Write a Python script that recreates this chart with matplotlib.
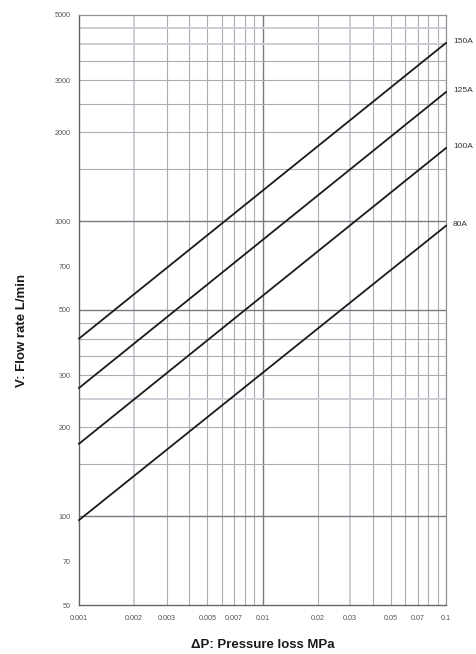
import numpy as np
import matplotlib
matplotlib.use("Agg")
import matplotlib.pyplot as plt

plt.rcParams["font.family"] = ["Liberation Sans", "DejaVu Sans"]

# ------------------------------------------------------------
# data (end points of each straight line)
# ------------------------------------------------------------
dp = [0.001, 0.1]                      # pressure loss MPa
sizes = ["80A", "100A", "125A", "150A"]
flow_80 = [97, 965]
flow_100 = [176, 1770]
flow_125 = [272, 2740]
flow_150 = [400, 4020]
flows = [flow_80, flow_100, flow_125, flow_150]

x_ticks = [0.001, 0.002, 0.003, 0.005, 0.007, 0.01, 0.02, 0.03, 0.05, 0.07, 0.1]
x_tick_labels = ["0.001", "0.002", "0.003", "0.005", "0.007", "0.01",
                 "0.02", "0.03", "0.05", "0.07", "0.1"]
y_ticks = [50, 70, 100, 200, 300, 500, 700, 1000, 2000, 3000, 5000]
y_tick_labels = [str(v) for v in y_ticks]

x_grid = [0.002, 0.003, 0.004, 0.005, 0.006, 0.007, 0.008, 0.009, 0.01,
          0.02, 0.03, 0.04, 0.05, 0.06, 0.07, 0.08, 0.09, 0.1]
y_grid = [100, 150, 200, 250, 300, 350, 400, 450, 500,
          1000, 1500, 2000, 2500, 3000, 3500, 4000, 4500]
dark_x = [0.01]
dark_y = [100, 500, 1000]
light_x = [0.002, 0.03]
light_y = [250, 4000, 4500]

fig = plt.figure(figsize=(4.76, 6.54), dpi=100)
ax = fig.add_axes([79 / 476, 49 / 654, 367 / 476, 590 / 654])
ax.set_xscale("log")
ax.set_yscale("log")
ax.set_xlim(0.001, 0.1)
ax.set_ylim(50, 5000)

for gx in x_grid:
    if gx in dark_x:
        c, lw = "#7a7a80", 1.0
    elif gx in light_x:
        c, lw = "#cdcdd5", 1.4
    else:
        c, lw = "#acacb4", 0.8
    ax.axvline(gx, color=c, linewidth=lw, zorder=1)

for gy in y_grid:
    if gy in dark_y:
        c, lw = "#7a7a80", 1.0
    elif gy in light_y:
        c, lw = "#cdcdd5", 1.4
    else:
        c, lw = "#acacb4", 0.8
    ax.axhline(gy, color=c, linewidth=lw, zorder=1)

for name, fl in zip(sizes, flows):
    ax.plot(dp, fl, color="#1a1a1a", linewidth=1.3, zorder=3, clip_on=False)
    ax.annotate(name, xy=(dp[-1], fl[-1]), xytext=(5, 1),
                textcoords="offset points", fontsize=6, color="#333333",
                ha="left", va="center", annotation_clip=False)

ax.set_xticks(x_ticks)
ax.set_xticklabels(x_tick_labels)
ax.set_yticks(y_ticks)
ax.set_yticklabels(y_tick_labels)
ax.minorticks_off()
ax.tick_params(axis="both", length=0, labelsize=5.2, labelcolor="#555555")
ax.tick_params(axis="x", pad=7)
ax.tick_params(axis="y", pad=6)

for side in ["left", "bottom"]:
    ax.spines[side].set_color("#666666")
    ax.spines[side].set_linewidth(1.0)
for side in ["top", "right"]:
    ax.spines[side].set_color("#909098")
    ax.spines[side].set_linewidth(0.9)

fig.text(22 / 476, 1 - 330 / 654, "V: Flow rate L/min", rotation=90,
         ha="center", va="center", fontsize=9.5, fontweight="bold",
         color="#1a1a1a")
fig.text(263 / 476, 1 - 645 / 654, "ΔP: Pressure loss MPa",
         ha="center", va="center", fontsize=9.5, fontweight="bold",
         color="#1a1a1a")

plt.savefig("out.png", dpi=100)
plt.close()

====

What you have to do: From the opening line of the listing above through the line bearing "flows = [flow_80, flow_100, flow_125, flow_150]", repeat each line exactly. Drop every picture.

Response to the task:
Write a Python script that recreates this chart with matplotlib.
import numpy as np
import matplotlib
matplotlib.use("Agg")
import matplotlib.pyplot as plt

plt.rcParams["font.family"] = ["Liberation Sans", "DejaVu Sans"]

# ------------------------------------------------------------
# data (end points of each straight line)
# ------------------------------------------------------------
dp = [0.001, 0.1]                      # pressure loss MPa
sizes = ["80A", "100A", "125A", "150A"]
flow_80 = [97, 965]
flow_100 = [176, 1770]
flow_125 = [272, 2740]
flow_150 = [400, 4020]
flows = [flow_80, flow_100, flow_125, flow_150]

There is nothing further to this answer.